Também vale destacar, na obra da autora, a atenção dada a controversa relação do capitalismo com a estética negra. Consoante Gomes, nesse sistema os símbolos político emancipatórios são tomados para si, esvaziados de seu sentido e transformados em mera mercadoria. Tal apropriação se torna perigosa por fazer parecer que o racismo no Brasil não mais existe e fortificar o mito da democracia racial que, como visto, foi bem incorporado pela nação. Muitas pessoas, ao se depararem com um aumento tão grande de “representatividade” negra não só no mercado estético, mas cinematográfico, etc., podem desconsiderar a necessidade de permanecer lutando por políticas públicas que, de fato, contemplem o negro em sua totalidade, de modo a contribuir firmemente à sua inclusão econômica e social.

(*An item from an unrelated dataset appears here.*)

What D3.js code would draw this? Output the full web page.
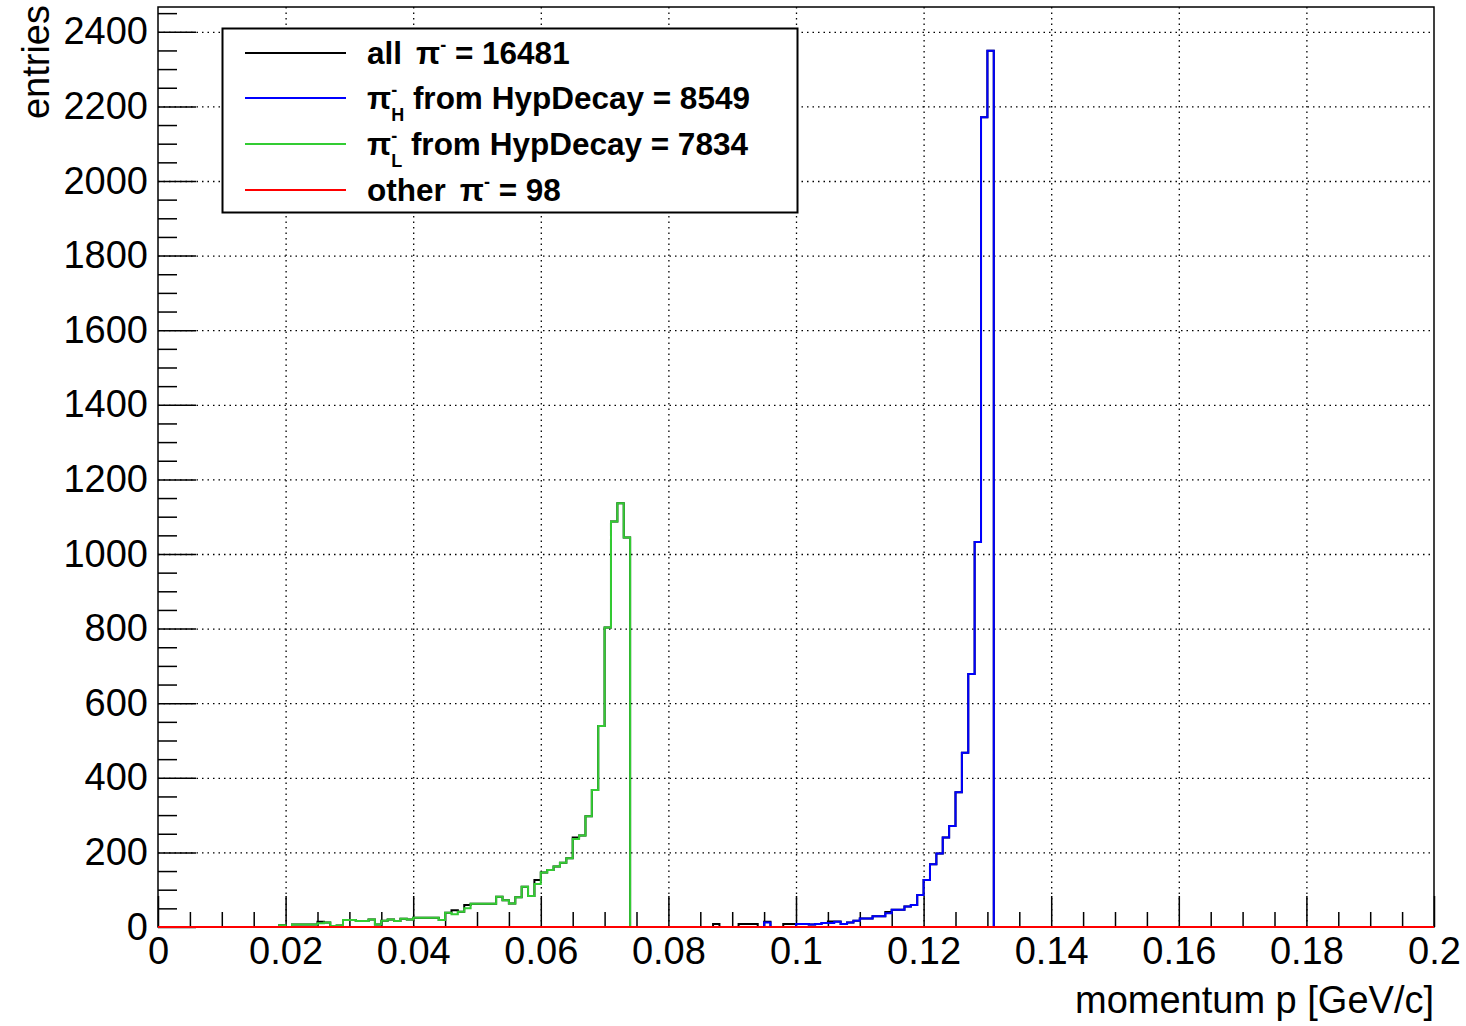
<!DOCTYPE html>
<html>
<head>
<meta charset="utf-8">
<script src="https://cdn.jsdelivr.net/npm/d3@7"></script>
<style>
  body { margin: 0; background: #fff; }
  text { font-family: "Liberation Sans", Arial, Helvetica, sans-serif; }
  .grid line { stroke: #000; stroke-width: 1.3; stroke-dasharray: 1.5 4; }
  .grid .domain { display: none; }
  .axis .domain { display: none; }
  .axis line { stroke: #000; stroke-width: 1.5; }
</style>
</head>
<body>
<div id="container"></div>
<script>
// histogram: 200 bins of 0.001 GeV/c from 0 to 0.2, counts
const binWidth = 0.001;
const nBins = 200;

// all pi- (black)
const allStart = 19;
const allCounts = [5, 0, 7, 7, 7, 7, 14, 12, 3, 4, 19, 19, 16, 16, 20, 7, 17, 20, 16, 22,
  20, 25, 25, 25, 25, 19, 38, 45, 41, 59, 62, 62, 62, 62, 81, 72, 63, 80, 108, 83,
  126, 146, 153, 162, 172, 184, 240, 245, 297, 367, 539, 803, 1087, 1136, 1044,
  0, 0, 0, 0, 0, 0, 0, 0, 0, 0, 0, 0, 0,
  8, 0, 0, 0, 8, 8, 8, 0, 14, 0, 0, 8, 8,
  8, 8, 7, 8, 11, 15, 15, 8, 12, 17, 23, 23, 29, 29, 40, 46, 46, 55, 59, 86,
  126, 168, 197, 240, 271, 361, 467, 678, 1032, 2171, 2349];

// pi-_H from HypDecay (blue)
const hStart = 95;
const hCounts = [12, 0, 0, 0, 0, 8, 8, 7, 8, 11, 11, 14, 8, 12, 17, 23, 23, 29, 29, 37,
  46, 46, 55, 59, 86, 126, 168, 197, 240, 271, 361, 467, 678, 1032, 2171, 2349];

// pi-_L from HypDecay (green)
const lStart = 19;
const lCounts = [5, 0, 7, 7, 7, 7, 10, 12, 3, 4, 19, 19, 16, 16, 20, 7, 17, 20, 16, 22,
  20, 25, 25, 25, 25, 19, 38, 34, 41, 50, 62, 62, 62, 62, 81, 72, 63, 80, 108, 83,
  115, 146, 153, 162, 172, 184, 236, 245, 297, 367, 539, 803, 1087, 1136, 1044];

// other pi- (red): no bin rises visibly above zero inside the range
const otherStart = 0;
const otherCounts = [];

const legendLabels = [
  { main: "all", pi: true, sup: "-", sub: "", rest: " = 16481", color: "#000000" },
  { main: "", pi: false, sup: "-", sub: "H", rest: " from HypDecay = 8549", color: "#0000ff" },
  { main: "", pi: false, sup: "-", sub: "L", rest: " from HypDecay = 7834", color: "#33cc33" },
  { main: "other", pi: true, sup: "-", sub: "", rest: " = 98", color: "#ff0000" }
];

const xTicks = [0, 0.02, 0.04, 0.06, 0.08, 0.1, 0.12, 0.14, 0.16, 0.18, 0.2];
const yTicks = [0, 200, 400, 600, 800, 1000, 1200, 1400, 1600, 1800, 2000, 2200, 2400];

const width = 1466;
const height = 1026;
const margin = { top: 7, right: 32, bottom: 99, left: 158 };
const yMax = 2349 * 1.05;

const svg = d3.select("#container").append("svg")
  .attr("width", width)
  .attr("height", height);

const x = d3.scaleLinear()
  .domain([0, 0.2])
  .range([margin.left, width - margin.right]);

const y = d3.scaleLinear()
  .domain([0, yMax])
  .range([height - margin.bottom, margin.top]);

// grid
svg.append("g")
  .attr("class", "grid")
  .attr("transform", `translate(0,${height - margin.bottom})`)
  .call(d3.axisBottom(x).tickValues(xTicks.slice(1, -1))
    .tickSize(-(height - margin.top - margin.bottom)).tickFormat(""));

svg.append("g")
  .attr("class", "grid")
  .attr("transform", `translate(${margin.left},0)`)
  .call(d3.axisLeft(y).tickValues(yTicks.slice(1))
    .tickSize(-(width - margin.left - margin.right)).tickFormat(""));

// frame
svg.append("rect")
  .attr("x", margin.left)
  .attr("y", margin.top)
  .attr("width", width - margin.left - margin.right)
  .attr("height", height - margin.top - margin.bottom)
  .attr("fill", "none")
  .attr("stroke", "#000")
  .attr("stroke-width", 1.5);

// minor ticks
const xMinor = d3.range(0, 41).map(i => i * 0.005).filter((v, i) => i % 4 !== 0);
const yMinor = d3.range(0, 50).map(i => i * 50).filter((v, i) => i % 4 !== 0);

svg.append("g")
  .attr("class", "axis")
  .attr("transform", `translate(0,${height - margin.bottom})`)
  .call(d3.axisBottom(x).tickValues(xMinor).tickSize(-15).tickFormat(""));

svg.append("g")
  .attr("class", "axis")
  .attr("transform", `translate(${margin.left},0)`)
  .call(d3.axisLeft(y).tickValues(yMinor).tickSize(-19).tickFormat(""));

// major ticks + labels
const xAxis = svg.append("g")
  .attr("class", "axis")
  .attr("transform", `translate(0,${height - margin.bottom})`)
  .call(d3.axisBottom(x).tickValues(xTicks).tickSize(-31)
    .tickFormat(d => d3.format("~g")(d)));
xAxis.selectAll("text")
  .attr("y", 10)
  .style("font-size", "38px")
  .attr("fill", "#000");

const yAxis = svg.append("g")
  .attr("class", "axis")
  .attr("transform", `translate(${margin.left},0)`)
  .call(d3.axisLeft(y).tickValues(yTicks).tickSize(-38).tickFormat(d3.format("d")));
yAxis.selectAll("text")
  .attr("x", -10)
  .style("font-size", "38px")
  .attr("fill", "#000");

// histograms
function histPoints(start, counts) {
  const pts = [];
  for (let k = 0; k < nBins; k++) {
    const i = k - start;
    const v = i >= 0 && i < counts.length ? counts[i] : 0;
    pts.push([k * binWidth, v]);
  }
  pts.push([nBins * binWidth, pts[pts.length - 1][1]]);
  return pts;
}

const histLine = d3.line()
  .x(d => x(d[0]))
  .y(d => y(d[1]))
  .curve(d3.curveStepAfter);

const series = [
  { start: allStart, counts: allCounts, color: "#000000" },
  { start: hStart, counts: hCounts, color: "#0000ff" },
  { start: lStart, counts: lCounts, color: "#33cc33" },
  { start: otherStart, counts: otherCounts, color: "#ff0000" }
];

svg.append("g").selectAll("path")
  .data(series)
  .enter().append("path")
  .attr("fill", "none")
  .attr("stroke", d => d.color)
  .attr("stroke-width", 2)
  .attr("d", d => histLine(histPoints(d.start, d.counts)));

// axis titles
svg.append("text")
  .attr("x", 1434)
  .attr("y", 1013)
  .attr("text-anchor", "end")
  .style("font-size", "38px")
  .text("momentum p [GeV/c]");

svg.append("text")
  .attr("transform", `translate(49,5) rotate(-90)`)
  .attr("text-anchor", "end")
  .style("font-size", "38px")
  .text("entries");

// legend
const legend = svg.append("g");
legend.append("rect")
  .attr("x", 222.5).attr("y", 28.5)
  .attr("width", 575).attr("height", 184)
  .attr("fill", "#fff")
  .attr("stroke", "#000")
  .attr("stroke-width", 2);

const rowY = [53, 98, 144, 190];
legendLabels.forEach((d, i) => {
  legend.append("line")
    .attr("x1", 245).attr("x2", 346)
    .attr("y1", rowY[i]).attr("y2", rowY[i])
    .attr("stroke", d.color)
    .attr("stroke-width", 2);
  const t = legend.append("text")
    .attr("x", 367)
    .attr("y", rowY[i] + 11)
    .style("font-size", "31.5px")
    .style("font-weight", "bold");
  if (d.main) t.append("tspan").text(d.main);
  t.append("tspan").attr("dx", d.main ? 14 : 0).text("π");
  t.append("tspan").attr("dy", -13).style("font-size", "18px").text(d.sup);
  if (d.sub) {
    t.append("tspan").attr("dx", -6).attr("dy", 25).style("font-size", "18px").text(d.sub);
    t.append("tspan").attr("dy", -12).text(d.rest);
  } else {
    t.append("tspan").attr("dy", 13).text(d.rest);
  }
});
</script>
</body>
</html>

Pode-se dizer, enfim, que o livro de Nilma Lino Gomes muito contribui às discussões sobre o Movimento Negro brasileiro como um agente educador emancipatório. Ela traz à tona a necessidade de se repensar a educação, abandonando as formas veladas de racismo e discriminação racial impregnadas em nosso sistema educativo. É um livro para todos aqueles, especialmente professores e pedagogos, que desejam iniciar e contribuir com essas transformações e lutar contra a ferrenha inferiorização imposta a essas pessoas. Assim, que o Brasil possa se tornar, através do perseverante combate através da educação escolar e de outras esferas sociais e políticas, um lugar não apenas dito diverso, mas respeitoso às diversidades, sejam elas culturais, raciais ou de gênero, sempre em busca da atenuação da subalternização perpetuada por essas diferenças.
REFERÊNCIAS
FREIRE, Paulo. Pedagogia da Autonomia. São Paulo: Paz e Terra, 1996.
GOMES, Nilma Lino. O Movimento Negro educador: saberes construídos nas lutas por emancipação. Petrópolis, RJ: Vozes, 2017.
HOOKS, bell. Ensinando a transgredir: a educação como prática da liberdade. São Paulo: Editora WMF Martins Fontes, 2013.